» Do this
Give the listing again exactly, omitting its images.

» Stored data

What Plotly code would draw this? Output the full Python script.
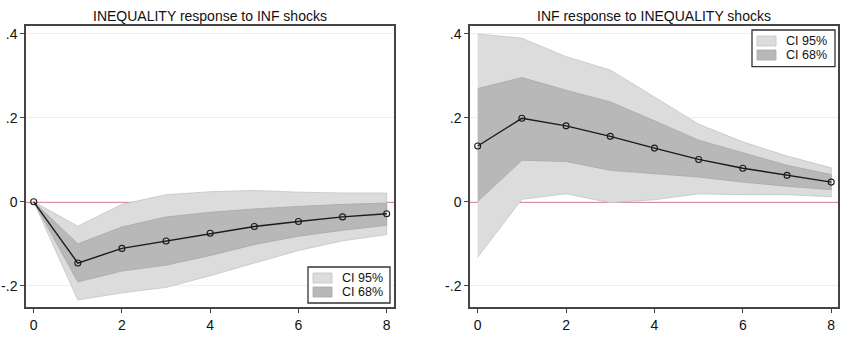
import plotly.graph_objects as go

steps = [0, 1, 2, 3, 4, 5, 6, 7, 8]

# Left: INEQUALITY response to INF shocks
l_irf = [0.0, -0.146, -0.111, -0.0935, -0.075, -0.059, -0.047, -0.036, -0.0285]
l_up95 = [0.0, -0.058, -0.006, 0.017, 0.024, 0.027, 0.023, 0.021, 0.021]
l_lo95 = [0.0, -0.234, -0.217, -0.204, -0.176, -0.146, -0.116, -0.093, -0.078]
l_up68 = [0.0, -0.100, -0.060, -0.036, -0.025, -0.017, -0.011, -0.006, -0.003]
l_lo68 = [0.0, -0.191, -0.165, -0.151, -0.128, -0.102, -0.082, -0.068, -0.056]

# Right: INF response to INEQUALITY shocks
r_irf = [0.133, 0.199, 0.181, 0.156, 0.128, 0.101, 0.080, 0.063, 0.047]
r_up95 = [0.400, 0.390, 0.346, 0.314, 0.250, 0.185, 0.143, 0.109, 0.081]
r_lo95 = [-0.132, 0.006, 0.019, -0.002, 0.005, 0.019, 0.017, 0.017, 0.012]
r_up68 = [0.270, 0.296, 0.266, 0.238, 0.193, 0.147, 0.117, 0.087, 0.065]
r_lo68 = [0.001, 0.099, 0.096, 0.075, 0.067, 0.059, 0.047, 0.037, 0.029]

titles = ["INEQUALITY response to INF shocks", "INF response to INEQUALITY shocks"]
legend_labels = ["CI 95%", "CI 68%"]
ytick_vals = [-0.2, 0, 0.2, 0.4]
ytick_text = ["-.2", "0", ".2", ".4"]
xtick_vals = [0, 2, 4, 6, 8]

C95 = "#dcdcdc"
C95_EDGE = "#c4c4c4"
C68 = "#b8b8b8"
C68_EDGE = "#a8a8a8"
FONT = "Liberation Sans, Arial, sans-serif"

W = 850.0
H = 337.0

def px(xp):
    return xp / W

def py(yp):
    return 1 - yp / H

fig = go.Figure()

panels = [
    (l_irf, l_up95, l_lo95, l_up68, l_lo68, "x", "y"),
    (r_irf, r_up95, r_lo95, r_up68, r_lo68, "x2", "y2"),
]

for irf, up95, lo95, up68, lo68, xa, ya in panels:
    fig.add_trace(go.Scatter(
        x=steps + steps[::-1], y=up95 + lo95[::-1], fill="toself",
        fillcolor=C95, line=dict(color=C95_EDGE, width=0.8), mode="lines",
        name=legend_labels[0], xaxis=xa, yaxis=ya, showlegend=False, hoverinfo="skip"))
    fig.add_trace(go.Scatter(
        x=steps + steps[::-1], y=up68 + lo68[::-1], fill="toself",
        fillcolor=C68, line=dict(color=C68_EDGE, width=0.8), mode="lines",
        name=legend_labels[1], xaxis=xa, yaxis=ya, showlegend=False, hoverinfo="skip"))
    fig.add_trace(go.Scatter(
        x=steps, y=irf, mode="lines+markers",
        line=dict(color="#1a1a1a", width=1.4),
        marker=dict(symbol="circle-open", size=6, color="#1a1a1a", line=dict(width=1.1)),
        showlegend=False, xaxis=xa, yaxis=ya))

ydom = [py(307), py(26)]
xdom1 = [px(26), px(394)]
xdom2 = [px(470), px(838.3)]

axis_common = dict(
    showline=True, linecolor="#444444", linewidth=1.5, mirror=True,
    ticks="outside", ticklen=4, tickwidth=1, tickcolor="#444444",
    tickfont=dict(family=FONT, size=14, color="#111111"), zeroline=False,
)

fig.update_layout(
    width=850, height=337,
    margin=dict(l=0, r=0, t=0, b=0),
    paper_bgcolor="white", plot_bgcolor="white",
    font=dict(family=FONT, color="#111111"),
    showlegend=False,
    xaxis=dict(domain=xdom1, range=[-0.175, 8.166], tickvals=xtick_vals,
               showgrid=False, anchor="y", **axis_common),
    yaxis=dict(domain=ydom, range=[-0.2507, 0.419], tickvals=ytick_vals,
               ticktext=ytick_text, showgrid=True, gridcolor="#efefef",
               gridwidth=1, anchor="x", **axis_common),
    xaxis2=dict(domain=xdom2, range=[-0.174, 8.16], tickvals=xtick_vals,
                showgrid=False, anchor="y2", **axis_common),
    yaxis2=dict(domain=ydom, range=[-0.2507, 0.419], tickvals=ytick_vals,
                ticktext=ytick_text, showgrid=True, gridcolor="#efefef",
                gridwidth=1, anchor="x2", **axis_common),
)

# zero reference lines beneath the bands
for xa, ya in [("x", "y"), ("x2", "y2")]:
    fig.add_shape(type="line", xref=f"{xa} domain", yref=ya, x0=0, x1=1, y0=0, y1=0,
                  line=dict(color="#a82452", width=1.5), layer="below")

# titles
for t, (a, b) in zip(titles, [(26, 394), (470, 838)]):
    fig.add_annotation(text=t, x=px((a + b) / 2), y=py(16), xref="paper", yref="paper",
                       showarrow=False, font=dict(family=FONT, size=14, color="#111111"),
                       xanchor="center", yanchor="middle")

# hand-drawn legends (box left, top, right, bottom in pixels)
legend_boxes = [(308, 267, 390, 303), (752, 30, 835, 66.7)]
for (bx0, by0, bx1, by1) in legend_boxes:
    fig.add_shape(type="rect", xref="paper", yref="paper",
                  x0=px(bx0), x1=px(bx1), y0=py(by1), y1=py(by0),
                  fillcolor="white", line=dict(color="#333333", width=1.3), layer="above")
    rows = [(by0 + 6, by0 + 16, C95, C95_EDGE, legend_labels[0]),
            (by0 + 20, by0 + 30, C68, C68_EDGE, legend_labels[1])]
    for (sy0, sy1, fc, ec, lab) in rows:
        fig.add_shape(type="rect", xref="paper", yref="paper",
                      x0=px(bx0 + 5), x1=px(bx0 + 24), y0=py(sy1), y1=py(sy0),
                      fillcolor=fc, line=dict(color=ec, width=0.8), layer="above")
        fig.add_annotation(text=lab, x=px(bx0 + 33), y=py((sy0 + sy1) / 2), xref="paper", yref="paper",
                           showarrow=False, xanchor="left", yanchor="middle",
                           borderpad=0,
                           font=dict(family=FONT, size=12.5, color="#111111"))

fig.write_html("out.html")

» Answer below
What Plotly code would draw this? Output the full Python script.
import plotly.graph_objects as go

steps = [0, 1, 2, 3, 4, 5, 6, 7, 8]

# Left: INEQUALITY response to INF shocks
l_irf = [0.0, -0.146, -0.111, -0.0935, -0.075, -0.059, -0.047, -0.036, -0.0285]
l_up95 = [0.0, -0.058, -0.006, 0.017, 0.024, 0.027, 0.023, 0.021, 0.021]
l_lo95 = [0.0, -0.234, -0.217, -0.204, -0.176, -0.146, -0.116, -0.093, -0.078]
l_up68 = [0.0, -0.100, -0.060, -0.036, -0.025, -0.017, -0.011, -0.006, -0.003]
l_lo68 = [0.0, -0.191, -0.165, -0.151, -0.128, -0.102, -0.082, -0.068, -0.056]

# Right: INF response to INEQUALITY shocks
r_irf = [0.133, 0.199, 0.181, 0.156, 0.128, 0.101, 0.080, 0.063, 0.047]
r_up95 = [0.400, 0.390, 0.346, 0.314, 0.250, 0.185, 0.143, 0.109, 0.081]
r_lo95 = [-0.132, 0.006, 0.019, -0.002, 0.005, 0.019, 0.017, 0.017, 0.012]
r_up68 = [0.270, 0.296, 0.266, 0.238, 0.193, 0.147, 0.117, 0.087, 0.065]
r_lo68 = [0.001, 0.099, 0.096, 0.075, 0.067, 0.059, 0.047, 0.037, 0.029]

titles = ["INEQUALITY response to INF shocks", "INF response to INEQUALITY shocks"]
legend_labels = ["CI 95%", "CI 68%"]
ytick_vals = [-0.2, 0, 0.2, 0.4]
ytick_text = ["-.2", "0", ".2", ".4"]
xtick_vals = [0, 2, 4, 6, 8]

C95 = "#dcdcdc"
C95_EDGE = "#c4c4c4"
C68 = "#b8b8b8"
C68_EDGE = "#a8a8a8"
FONT = "Liberation Sans, Arial, sans-serif"

W = 850.0
H = 337.0

def px(xp):
    return xp / W

def py(yp):
    return 1 - yp / H

fig = go.Figure()

panels = [
    (l_irf, l_up95, l_lo95, l_up68, l_lo68, "x", "y"),
    (r_irf, r_up95, r_lo95, r_up68, r_lo68, "x2", "y2"),
]

for irf, up95, lo95, up68, lo68, xa, ya in panels:
    fig.add_trace(go.Scatter(
        x=steps + steps[::-1], y=up95 + lo95[::-1], fill="toself",
        fillcolor=C95, line=dict(color=C95_EDGE, width=0.8), mode="lines",
        name=legend_labels[0], xaxis=xa, yaxis=ya, showlegend=False, hoverinfo="skip"))
    fig.add_trace(go.Scatter(
        x=steps + steps[::-1], y=up68 + lo68[::-1], fill="toself",
        fillcolor=C68, line=dict(color=C68_EDGE, width=0.8), mode="lines",
        name=legend_labels[1], xaxis=xa, yaxis=ya, showlegend=False, hoverinfo="skip"))
    fig.add_trace(go.Scatter(
        x=steps, y=irf, mode="lines+markers",
        line=dict(color="#1a1a1a", width=1.4),
        marker=dict(symbol="circle-open", size=6, color="#1a1a1a", line=dict(width=1.1)),
        showlegend=False, xaxis=xa, yaxis=ya))

ydom = [py(307), py(26)]
xdom1 = [px(26), px(394)]
xdom2 = [px(470), px(838.3)]

axis_common = dict(
    showline=True, linecolor="#444444", linewidth=1.5, mirror=True,
    ticks="outside", ticklen=4, tickwidth=1, tickcolor="#444444",
    tickfont=dict(family=FONT, size=14, color="#111111"), zeroline=False,
)

fig.update_layout(
    width=850, height=337,
    margin=dict(l=0, r=0, t=0, b=0),
    paper_bgcolor="white", plot_bgcolor="white",
    font=dict(family=FONT, color="#111111"),
    showlegend=False,
    xaxis=dict(domain=xdom1, range=[-0.175, 8.166], tickvals=xtick_vals,
               showgrid=False, anchor="y", **axis_common),
    yaxis=dict(domain=ydom, range=[-0.2507, 0.419], tickvals=ytick_vals,
               ticktext=ytick_text, showgrid=True, gridcolor="#efefef",
               gridwidth=1, anchor="x", **axis_common),
    xaxis2=dict(domain=xdom2, range=[-0.174, 8.16], tickvals=xtick_vals,
                showgrid=False, anchor="y2", **axis_common),
    yaxis2=dict(domain=ydom, range=[-0.2507, 0.419], tickvals=ytick_vals,
                ticktext=ytick_text, showgrid=True, gridcolor="#efefef",
                gridwidth=1, anchor="x2", **axis_common),
)

# zero reference lines beneath the bands
for xa, ya in [("x", "y"), ("x2", "y2")]:
    fig.add_shape(type="line", xref=f"{xa} domain", yref=ya, x0=0, x1=1, y0=0, y1=0,
                  line=dict(color="#a82452", width=1.5), layer="below")

# titles
for t, (a, b) in zip(titles, [(26, 394), (470, 838)]):
    fig.add_annotation(text=t, x=px((a + b) / 2), y=py(16), xref="paper", yref="paper",
                       showarrow=False, font=dict(family=FONT, size=14, color="#111111"),
                       xanchor="center", yanchor="middle")

# hand-drawn legends (box left, top, right, bottom in pixels)
legend_boxes = [(308, 267, 390, 303), (752, 30, 835, 66.7)]
for (bx0, by0, bx1, by1) in legend_boxes:
    fig.add_shape(type="rect", xref="paper", yref="paper",
                  x0=px(bx0), x1=px(bx1), y0=py(by1), y1=py(by0),
                  fillcolor="white", line=dict(color="#333333", width=1.3), layer="above")
    rows = [(by0 + 6, by0 + 16, C95, C95_EDGE, legend_labels[0]),
            (by0 + 20, by0 + 30, C68, C68_EDGE, legend_labels[1])]
    for (sy0, sy1, fc, ec, lab) in rows:
        fig.add_shape(type="rect", xref="paper", yref="paper",
                      x0=px(bx0 + 5), x1=px(bx0 + 24), y0=py(sy1), y1=py(sy0),
                      fillcolor=fc, line=dict(color=ec, width=0.8), layer="above")
        fig.add_annotation(text=lab, x=px(bx0 + 33), y=py((sy0 + sy1) / 2), xref="paper", yref="paper",
                           showarrow=False, xanchor="left", yanchor="middle",
                           borderpad=0,
                           font=dict(family=FONT, size=12.5, color="#111111"))

fig.write_html("out.html")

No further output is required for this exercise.